Jun 27, 2026, 6:11 p.m.

3 min read

All but one of the recently launched spot bitcoin exchange-traded funds (ETF) charge a lower fee than the largest gold ETF, making them a cheaper investment into a gold-like asset. (Unsplash)

Summary

  • A broad unwinding of the so-called debasement trade is hitting gold, silver and bitcoin at once, as investors retreat from scarce assets once seen as protection against currency erosion.
  • A newly hawkish Federal Reserve under Chair Kevin Warsh and a stronger dollar are lifting real yields, making non-yielding assets like gold, silver and bitcoin less attractive and more expensive for foreign buyers.
  • Bitcoin, which lagged metals on the way up but is now closely tracking their decline, has fallen about 50 percent from its peak even as it has recently outperformed gold and silver on a relative basis, underscoring its dual role as both a speculative asset and a hard-money hedge.

The ongoing artificial intelligence stock frenzy has pulled in capital from across the market, from traditional metals, considered the safest assets, to crypto, considered the riskiest.

Gold dropped below $4,000 for the first time since November earlier this week, silver has lost more than half its value from its high, and bitcoin has slipped to nearly $58,000.

The three selloffs are not a coincidence.

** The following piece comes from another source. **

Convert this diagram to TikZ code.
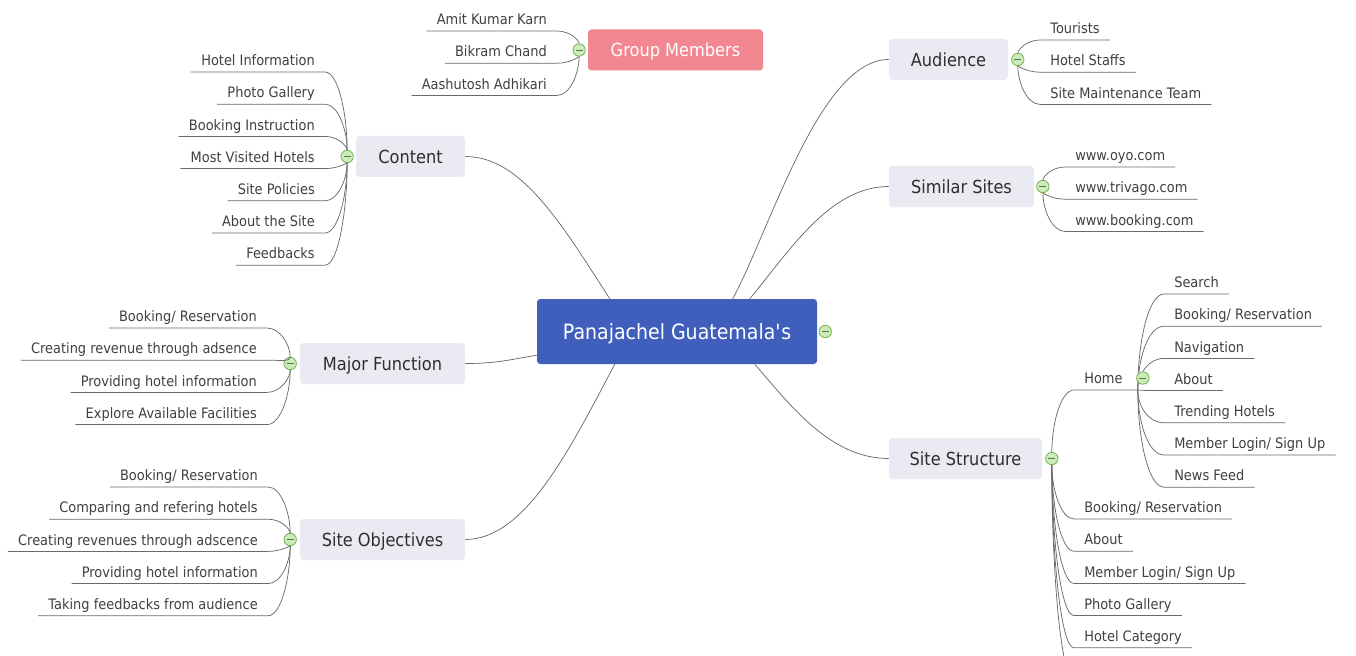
\documentclass[tikz,border=0pt]{standalone}
\usepackage{fontspec}
\setmainfont{DejaVu Sans}[FakeStretch=0.9]
\usetikzlibrary{positioning,calc}
\definecolor{rootblue}{RGB}{64,94,187}
\definecolor{memberpink}{RGB}{242,135,145}
\definecolor{topicgray}{RGB}{234,234,243}
\definecolor{branchgray}{RGB}{105,105,105}
\definecolor{togglefill}{RGB}{205,235,185}
\definecolor{toggledraw}{RGB}{115,175,85}
\definecolor{textgray}{RGB}{64,64,64}

\begin{document}
\begin{tikzpicture}[
  x=0.75pt, y=-0.75pt,
  root/.style={
    rectangle, rounded corners=2.5pt, fill=rootblue, text=white,
    minimum width=210pt, minimum height=48.75pt,
    text height=11.5pt, text depth=0pt,
    font=\fontsize{15.8}{18}\selectfont
  },
  topic/.style={
    rectangle, rounded corners=2.5pt, fill=topicgray, text=black!82,
    minimum height=30.75pt, inner sep=0pt,
    text height=9.8pt, text depth=0pt,
    font=\fontsize{13.5}{16}\selectfont
  },
  leaf/.style={
    inner xsep=7.5pt, inner ysep=4.5pt, text depth=0pt, text height=8pt,
    text=textgray, font=\fontsize{10.8}{13}\selectfont
  },
  leafl/.style={leaf, anchor=south east},
  leafr/.style={leaf, anchor=south west},
  toggle/.style={
    circle, draw=toggledraw, fill=togglefill, line width=0.6pt,
    inner sep=0pt, minimum size=9.3pt,
    path picture={
      \draw[toggledraw!70!black, line width=0.6pt]
        ([xshift=-2.6pt]path picture bounding box.center) --
        ([xshift=2.6pt]path picture bounding box.center);
    }
  },
  branch/.style={draw=branchgray, line width=0.55pt},
  leafedge/.style={
    to path={.. controls ($(\tikztostart)!0.5!(\tikztostart|-\tikztotarget)$)
      and ($(\tikztotarget)!0.6!(\tikztostart|-\tikztotarget)$) .. (\tikztotarget)}
  }
]
  \useasboundingbox (0,0) rectangle (1356,656);

  \node[root] (root) at (677,331.5) {Panajachel Guatemala\textquotesingle s};
  \node[toggle, right=1pt of root] (roottg) {};

  \node[topic, fill=memberpink, text=white, minimum width=131.25pt] (members) at (675.5,50) {Group Members};
  \node[toggle, left=1.5pt of members] (memberstg) {};
  \foreach \txt [count=\i] in {Amit Kumar Karn, Bikram Chand, Aashutosh Adhikari} {
    \node[leafl] (members\i) at (557,-1.2+32.2*\i) {\txt};
    \draw[branch] (memberstg) to[leafedge] (members\i.south east) -- (members\i.south west);
  }

  \node[topic, minimum width=81.75pt] (content) at (410.5,156.5) {Content};
  \node[toggle, left=1.5pt of content] (contenttg) {};
  \foreach \txt [count=\i] in {Hotel Information, Photo Gallery, Booking Instruction,
      Most Visited Hotels, Site Policies, About the Site, Feedbacks} {
    \node[leafl] (content\i) at (325,39.8+32.2*\i) {\txt};
    \draw[branch] (contenttg) to[leafedge] (content\i.south east) -- (content\i.south west);
  }

  \node[topic, minimum width=123.75pt] (function) at (382.5,363.5) {Major Function};
  \node[toggle, left=2.2pt of function] (functiontg) {};
  \foreach \txt [count=\i] in {Booking/ Reservation, Creating revenue through adsence,
      Providing hotel information, Explore Available Facilities} {
    \node[leafl] (function\i) at (267,295.8+32.2*\i) {\txt};
    \draw[branch] (functiontg) to[leafedge] (function\i.south east) -- (function\i.south west);
  }

  \node[topic, minimum width=123.75pt] (objectives) at (382.5,539.5) {Site Objectives};
  \node[toggle, left=2.2pt of objectives] (objectivestg) {};
  \foreach \txt [count=\i] in {Booking/ Reservation, Comparing and refering hotels,
      Creating revenues through adscence, Providing hotel information,
      Taking feedbacks from audience} {
    \node[leafl] (objectives\i) at (268,454.8+32.2*\i) {\txt};
    \draw[branch] (objectivestg) to[leafedge] (objectives\i.south east) -- (objectives\i.south west);
  }

  \node[topic, minimum width=89.25pt] (audience) at (948.5,59.5) {Audience};
  \node[toggle, right=2.2pt of audience] (audiencetg) {};
  \foreach \txt [count=\i] in {Tourists, Hotel Staffs, Site Maintenance Team} {
    \node[leafr] (audience\i) at (1040,7.8+32.2*\i) {\txt};
    \draw[branch] (audiencetg) to[leafedge] (audience\i.south west) -- (audience\i.south east);
  }

  \node[topic, minimum width=108.75pt] (similar) at (961.5,186.5) {Similar Sites};
  \node[toggle, right=1.5pt of similar] (similartg) {};
  \foreach \txt [count=\i] in {www.oyo.com, www.trivago.com, www.booking.com} {
    \node[leafr] (similar\i) at (1065,134.8+32.2*\i) {\txt};
    \draw[branch] (similartg) to[leafedge] (similar\i.south west) -- (similar\i.south east);
  }

  \node[topic, minimum width=114.75pt] (structure) at (965.5,458.5) {Site Structure};
  \node[toggle, right=2.2pt of structure] (structuretg) {};
  \node[leafr] (home) at (1074,390) {Home};
  \coordinate (homejn) at ([xshift=3.75pt]home.south east);
  \draw[branch] (structuretg) to[leafedge] (home.south west) -- (homejn);
  \foreach \txt [count=\i] in {Search, Booking/ Reservation, Navigation, About,
      Trending Hotels, Member Login/ Sign Up, News Feed} {
    \node[leafr] (home\i) at (1164,261.8+32.2*\i) {\txt};
    \draw[branch] (homejn) to[leafedge] (home\i.south west) -- (home\i.south east);
  }
  \node[toggle] (hometg) at ([xshift=3.75pt,yshift=9pt]homejn) {};
  \foreach \txt [count=\i] in {Booking/ Reservation, About, Member Login/ Sign Up,
      Photo Gallery, Hotel Category} {
    \node[leafr] (structure\i) at (1074,486.8+32.2*\i) {\txt};
    \draw[branch] (structuretg) to[leafedge] (structure\i.south west) -- (structure\i.south east);
  }
  \coordinate (structuremore) at (1074,680);
  \draw[branch] (structuretg) to[leafedge] (structuremore);

  \draw[branch] ([xshift=54.75pt]root.north west) .. controls +(-50,-78) and +(55,0) .. (content.east);
  \draw[branch] ([yshift=6.75pt]root.south west) .. controls +(-30,5) and +(30,0) .. (function.east);
  \draw[branch] ([xshift=58.5pt]root.south west) .. controls +(-45,85) and +(60,0) .. (objectives.east);
  \draw[branch] ([xshift=147pt]root.north west) .. controls +(37,-68) and +(-69,0) .. (audience.west);
  \draw[branch] ([xshift=159.75pt]root.north west) .. controls +(40,-48) and +(-59,0) .. (similar.west);
  \draw[branch] ([xshift=163.5pt]root.south west) .. controls +(35,40) and +(-59,0) .. (structure.west);
\end{tikzpicture}
\end{document}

For much of the past two years, they have been, to a large degree, the same trade, and now the same forces are unwinding it.

That trade even has a name, the "debasement" trade. It is the bet that heavy government spending and rising national debt will slowly erode the value of paper money, which pushes investors toward scarce assets that no government can print more of.

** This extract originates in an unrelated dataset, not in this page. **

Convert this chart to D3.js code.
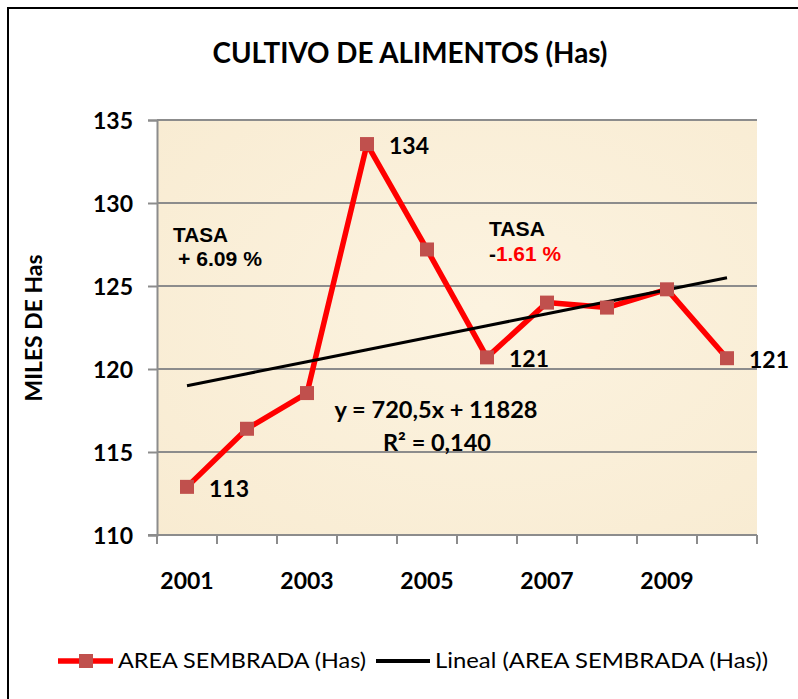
<!DOCTYPE html>
<html>
<head>
<meta charset="utf-8">
<script src="https://cdn.jsdelivr.net/npm/d3@7"></script>
<style>
body { margin: 0; background: #fff; }
svg { display: block; }
</style>
</head>
<body>
<div id="chart"></div>
<script>
var years = ["2001", "2002", "2003", "2004", "2005", "2006", "2007", "2008", "2009", "2010"];
var areaSembrada = [112.9, 116.4, 118.55, 133.55, 127.2, 120.7, 124.0, 123.7, 124.8, 120.65];
var shownLabels = { "2001": "113", "2004": "134", "2006": "121", "2010": "121" };
var xTickLabels = ["2001", "2003", "2005", "2007", "2009"];
var yTicks = [110, 115, 120, 125, 130, 135];

var width = 798, height = 699;
var plotL = 157, plotR = 757, plotT = 120, plotB = 535;
var font = "Lato, 'Open Sans', sans-serif";
var arial = "'Liberation Sans', Arial, sans-serif";

var svg = d3.select("#chart").append("svg")
    .attr("width", width)
    .attr("height", height);

// outer border
svg.append("rect")
    .attr("x", 8).attr("y", 8)
    .attr("width", 820).attr("height", 720)
    .attr("fill", "#fff")
    .attr("stroke", "#000")
    .attr("stroke-width", 2);

var x = d3.scaleBand().domain(years).range([plotL, plotR]);
var y = d3.scaleLinear().domain([110, 135]).range([plotB, plotT]);
var cx = function (d) { return x(d) + x.bandwidth() / 2; };

// parchment-ish background
var defs = svg.append("defs");
var grad = defs.append("radialGradient").attr("id", "parch")
    .attr("cx", "55%").attr("cy", "45%").attr("r", "80%");
grad.append("stop").attr("offset", "0%").attr("stop-color", "#fcf3e0");
grad.append("stop").attr("offset", "100%").attr("stop-color", "#f8ebd1");

svg.append("rect")
    .attr("x", plotL).attr("y", plotT)
    .attr("width", plotR - plotL).attr("height", plotB - plotT)
    .attr("fill", "url(#parch)");

// grid lines
svg.selectAll("line.grid")
    .data(yTicks.slice(1))
    .enter().append("line")
    .attr("class", "grid")
    .attr("x1", plotL).attr("x2", plotR)
    .attr("y1", function (d) { return y(d); })
    .attr("y2", function (d) { return y(d); })
    .attr("stroke", "#8c8c8c")
    .attr("stroke-width", 2);

// y axis
var yAxis = svg.append("g")
    .attr("transform", "translate(" + plotL + ",0)")
    .call(d3.axisLeft(y).tickValues(yTicks).tickSize(9).tickPadding(15));
yAxis.select(".domain").attr("stroke", "#8c8c8c").attr("stroke-width", 2);
yAxis.selectAll(".tick line").attr("stroke", "#8c8c8c").attr("stroke-width", 2);
yAxis.selectAll(".tick text")
    .style("font-family", font).style("font-size", "23px").style("font-weight", "bold")
    .attr("fill", "#000").attr("dy", "0.35em");

// x axis: ticks at category boundaries
var xBounds = years.map(function (d) { return x(d); }).concat([plotR]);
svg.append("line")
    .attr("x1", plotL - 9).attr("x2", plotR)
    .attr("y1", plotB).attr("y2", plotB)
    .attr("stroke", "#8c8c8c").attr("stroke-width", 2);
svg.selectAll("line.xtick")
    .data(xBounds)
    .enter().append("line")
    .attr("class", "xtick")
    .attr("x1", function (d) { return d; }).attr("x2", function (d) { return d; })
    .attr("y1", plotB).attr("y2", plotB + 9)
    .attr("stroke", "#8c8c8c").attr("stroke-width", 2);
svg.selectAll("text.xlab")
    .data(xTickLabels)
    .enter().append("text")
    .attr("class", "xlab")
    .attr("x", cx)
    .attr("y", 589)
    .attr("text-anchor", "middle")
    .style("font-family", font).style("font-size", "23px").style("font-weight", "bold")
    .text(function (d) { return d; });

// linear trend (least squares over the series)
var n = areaSembrada.length;
var mx = d3.mean(d3.range(1, n + 1)), my = d3.mean(areaSembrada);
var sxy = 0, sxx = 0;
areaSembrada.forEach(function (v, i) {
    sxy += (i + 1 - mx) * (v - my);
    sxx += (i + 1 - mx) * (i + 1 - mx);
});
var slope = sxy / sxx, icpt = my - slope * mx;
var trend = years.map(function (d, i) { return { year: d, v: icpt + slope * (i + 1) }; });

var series = years.map(function (d, i) { return { year: d, v: areaSembrada[i] }; });

var line = d3.line()
    .x(function (d) { return cx(d.year); })
    .y(function (d) { return y(d.v); });

svg.append("path")
    .datum(series)
    .attr("d", line)
    .attr("fill", "none")
    .attr("stroke", "#ff0000")
    .attr("stroke-width", 5.5)
    .attr("stroke-linejoin", "round");

svg.append("path")
    .datum(trend)
    .attr("d", line)
    .attr("fill", "none")
    .attr("stroke", "#000")
    .attr("stroke-width", 3);

svg.selectAll("rect.mk")
    .data(series)
    .enter().append("rect")
    .attr("class", "mk")
    .attr("x", function (d) { return cx(d.year) - 7; })
    .attr("y", function (d) { return y(d.v) - 7; })
    .attr("width", 14).attr("height", 14)
    .attr("fill", "#c0504d");

svg.selectAll("text.vlab")
    .data(series.filter(function (d) { return shownLabels[d.year]; }))
    .enter().append("text")
    .attr("class", "vlab")
    .attr("x", function (d) { return cx(d.year) + 22; })
    .attr("y", function (d) { return y(d.v) + 10; })
    .style("font-family", font).style("font-size", "23px").style("font-weight", "bold")
    .text(function (d) { return shownLabels[d.year]; });

// annotations
function label(tx, ty, txt, opts) {
    var t = svg.append("text").attr("x", tx).attr("y", ty)
        .style("font-family", opts.family || font)
        .style("font-size", opts.size + "px")
        .style("font-weight", opts.weight || "bold");
    if (opts.anchor) t.attr("text-anchor", opts.anchor);
    if (opts.len) t.attr("textLength", opts.len).attr("lengthAdjust", "spacingAndGlyphs");
    if (txt) t.text(txt);
    return t;
}

label(173, 242, "TASA", { family: arial, size: 20, len: 55 });
label(178, 266, "+ 6.09 %", { family: arial, size: 20, len: 84 });
label(489, 236, "TASA", { family: arial, size: 20, len: 56 });
var t2 = label(489, 261, null, { family: arial, size: 20, len: 72 });
t2.append("tspan").attr("fill", "#000").text("-");
t2.append("tspan").attr("fill", "#ff0000").text("1.61 %");

label(436, 418, "y = 720,5x + 11828", { size: 23, anchor: "middle", len: 203 });
label(437, 451, "R² = 0,140", { size: 23, anchor: "middle", len: 108 });

// title
label(410, 63, "CULTIVO DE ALIMENTOS (Has)", { size: 28, anchor: "middle", len: 395 });

// y title
svg.append("text")
    .attr("transform", "translate(42,328) rotate(-90)")
    .attr("text-anchor", "middle")
    .attr("textLength", 147).attr("lengthAdjust", "spacingAndGlyphs")
    .style("font-family", font).style("font-size", "23px").style("font-weight", "bold")
    .text("MILES DE Has");

// legend
var ly = 661;
svg.append("line").attr("x1", 58).attr("x2", 113).attr("y1", ly).attr("y2", ly)
    .attr("stroke", "#ff0000").attr("stroke-width", 5.5);
svg.append("rect").attr("x", 79).attr("y", ly - 7).attr("width", 14).attr("height", 14)
    .attr("fill", "#c0504d");
label(118, ly + 7, "AREA SEMBRADA (Has)", { size: 21, weight: "normal", len: 248 });
svg.append("line").attr("x1", 376).attr("x2", 430).attr("y1", ly).attr("y2", ly)
    .attr("stroke", "#000").attr("stroke-width", 4);
label(435, ly + 7, "Lineal (AREA SEMBRADA (Has))", { size: 21, weight: "normal", len: 333 });
</script>
</body>
</html>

Gold and silver are the oldest versions of that bet, while bitcoin, with a supply capped at 21 million coins, got marketed as the digital version. Through 2025, as the dollar looked vulnerable, money poured into all three, and they were treated as one basket.

What groups them on the way up also groups them on the way down. The new Federal Reserve chair, Kevin Warsh, struck a hawkish tone at his first meeting, and markets are now pricing two quarter-point rate hikes by March 2027, which would lift the Fed's benchmark rate to 4.00% to 4.25%. The U.S. dollar has climbed 0.8% this week alone.

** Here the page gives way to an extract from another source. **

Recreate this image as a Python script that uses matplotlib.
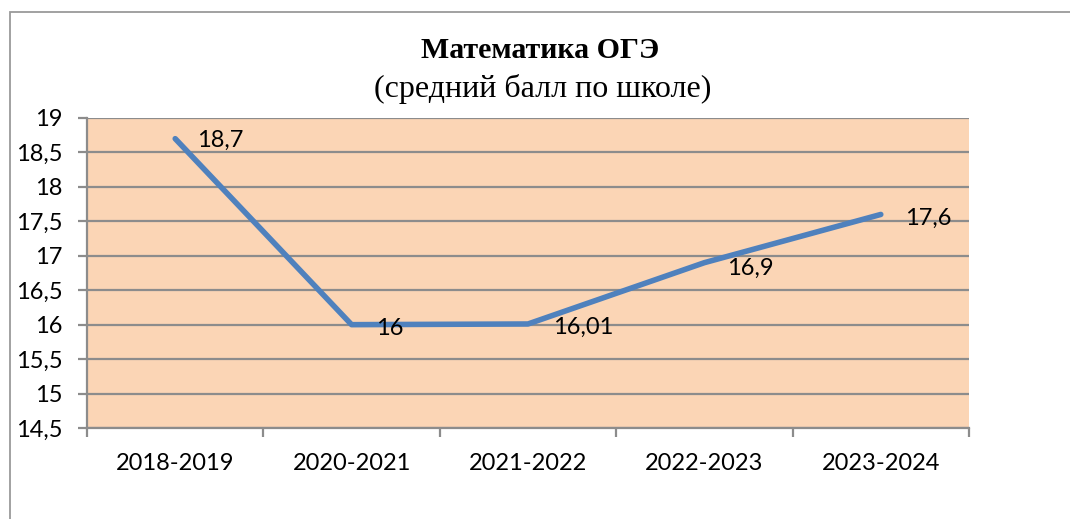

Both of those work directly against hard assets. Higher rates lift real yields, the return on safe assets like Treasuries after accounting for inflation, which raises the cost of holding gold, silver or bitcoin, none of which pay any yield.

A stronger dollar makes all three more expensive for buyers using other currencies. So when gold and silver fall, it is usually a signal that the macro regime has turned against this narrative.

Bitcoin's place in the basket has always been awkward. Through most of 2025, as gold and silver rallied hard, bitcoin went sideways near $100,000. That divergence opened a question of whether it still belonged in the debasement trade at all, or whether its role as a hedge against currency dilution had faded.

But a rather uncomfortable occurrence now is that bitcoin lagged the metals on the way up, but is tracking them closely on the way down.

The scale of the reversal is large. Gold is down about 28% from its January 2025 record near $5,600, silver has fallen more than 50% from its high near $120, and bitcoin has dropped roughly 50% from its October peak. That move took bitcoin below its 200-week moving average, the average price over the past four years and a closely watched long-term floor, at about $60,000.

However, there is one bright spot for bitcoin holders, though it comes with a catch.

Since these ratios bottomed in February, bitcoin has actually outperformed both metals, gaining roughly 30% against gold and more than 55% against silver.

Bitcoin trades as two things at once, a speculative risk asset and a hard-money hedge, and right now, both readings point the same way. The debasement trade was the bull case that lifted it with gold and silver, but its unwind is the bear case pulling it back down with them.

As long as the Fed stays hawkish and the dollar stays firm, bitcoin will likely struggle to break away from the metals it has been compared to for years.